You can find the complete Android project here. To start chatting with Gemini, obtain your API key and insert it into the ViewModel variable. Warning: Do not share your API key by uploading it on Github or anywhere else.
Enjoy the enhanced conversational experience!
This project is the result of collaboration among three dedicated individuals.
Their combined efforts have culminated in a sophisticated Android application that integrates storage, UI development, and usage of the Gemini API for advanced conversational features.
Conclusion
In this blog post we have showcased how to implement conversation caching in an Android application.

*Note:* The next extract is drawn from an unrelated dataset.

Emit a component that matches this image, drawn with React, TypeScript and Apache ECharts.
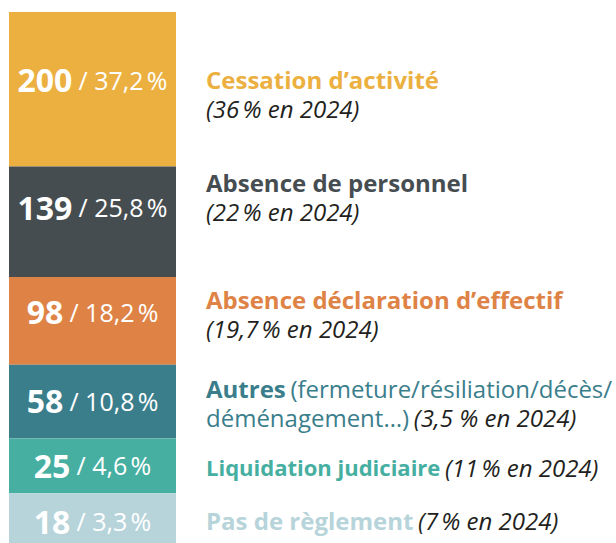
import React, { useEffect, useRef } from "react";
import * as echarts from "echarts";

const categories = [
  "Cessation d’activité",
  "Absence de personnel",
  "Absence déclaration d’effectif",
  "Autres",
  "Liquidation judiciaire",
  "Pas de règlement",
];
const counts = [200, 139, 98, 58, 25, 18];
const shares = ["37,2", "25,8", "18,2", "10,8", "4,6", "3,3"];
const shares2024 = ["36", "22", "19,7", "3,5", "11", "7"];
// The reference draws its blocks at these relative heights (not proportional to counts)
const blockWeights = [155, 111, 88, 74, 55, 50];

const colors = ["#EBB03F", "#464D51", "#DE8345", "#3A7E8C", "#46AFA1", "#B6D4DA"];
const labelOffsets = [-9.5, -14.5, -9, -1, -0.5, 3];
const NNBSP = "\u202f";

export default function App() {
  const ref = useRef<HTMLDivElement>(null);
  useEffect(() => {
    if (!ref.current) return;
    const chart = echarts.init(ref.current, null, { renderer: "svg" });
    const total = blockWeights.reduce((a, b) => a + b, 0);
    const rich = {
      a: { fontFamily: "Open Sans", fontWeight: "bold", fontSize: 32, color: "#fff", lineHeight: 34 },
      s: { fontFamily: "Open Sans", fontSize: 24, color: "#fff", lineHeight: 34 },
      b: { fontFamily: "Open Sans", fontSize: 25, color: "#fff", lineHeight: 34 },
    };
    const series = categories.map((name, i) => ({
      type: "bar",
      name,
      stack: "s",
      data: [blockWeights[i]],
      barWidth: "100%",
      itemStyle: { color: colors[i] },
      label: {
        show: true,
        position: "inside",
        offset: [0, labelOffsets[i]],
        formatter: `{a|${counts[i]}}{s| }{b|/ ${shares[i]}${NNBSP}%}`,
        rich,
      },
    }));
    const dark = "#231F20";
    const LH = 29;
    const titleFont = { fontFamily: "Open Sans", fontWeight: "bold", fontSize: 24, lineHeight: LH };
    const itFont = { fontFamily: "Open Sans", fontStyle: "italic", fontSize: 24, fill: dark, lineHeight: LH };
    const regFont = { fontFamily: "Open Sans", fontSize: 24, lineHeight: LH };
    const sp = { fontFamily: "Open Sans", fontSize: 18, lineHeight: LH };
    const X = 206;
    const txt = (y: number, text: string, rich: any) => ({
      type: "text",
      x: X,
      y,
      style: { text, rich, verticalAlign: "middle", align: "left" },
    });
    const it = (i: number, sep: string) => `{i|(${shares2024[i]}${sep}% en 2024)}`;
    const graphic = [
      txt(93.5, `{t|${categories[0]}}\n${it(0, NNBSP)}`, { t: { ...titleFont, fill: colors[0] }, i: itFont }),
      txt(196.5, `{t|${categories[1]}}\n${it(1, NNBSP)}`, { t: { ...titleFont, fill: colors[1] }, i: itFont }),
      txt(314, `{t|${categories[2]}}\n${it(2, NNBSP)}`, { t: { ...titleFont, fill: colors[2] }, i: itFont }),
      txt(402.5, `{t|${categories[3]}}{s| }{r|(fermeture/résiliation/décès/}\n{r|déménagement…)}{s| }${it(3, " ")}`, {
        t: { ...titleFont, fill: colors[3] },
        s: sp,
        r: { ...regFont, fill: colors[3] },
        i: itFont,
      }),
      txt(467, `{t|${categories[4]}}{s| }${it(4, NNBSP)}`, {
        t: { ...titleFont, fontSize: 22, fill: colors[4] },
        s: sp,
        i: itFont,
      }),
      txt(520, `{t|${categories[5]}}{s| }${it(5, NNBSP)}`, {
        t: { ...titleFont, fill: colors[5] },
        s: sp,
        i: itFont,
      }),
    ];
    chart.setOption({
      animation: false,
      backgroundColor: "#fff",
      grid: { left: 9, top: 12, width: 167, height: total },
      xAxis: { type: "category", data: [""], show: false },
      yAxis: { type: "value", inverse: true, min: 0, max: total, show: false },
      series,
      graphic,
    });
    return () => chart.dispose();
  }, []);
  return (
    <div
      ref={ref}
      style={{ position: "absolute", left: 0, top: 0, width: 616, height: 543 }}
    />
  );
}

Using the Room library for local message storage, Jetpack Compose for UI development, and the Gemini API as the language model, the tutorial guided you through creating an app that allows users to resume their conversations from where they left off. The app checks for saved conversations at the start and presents options to either continue an existing conversation or start a new one. The post covered the setup and integration of these components, providing code examples and tips for enhancing user interactions.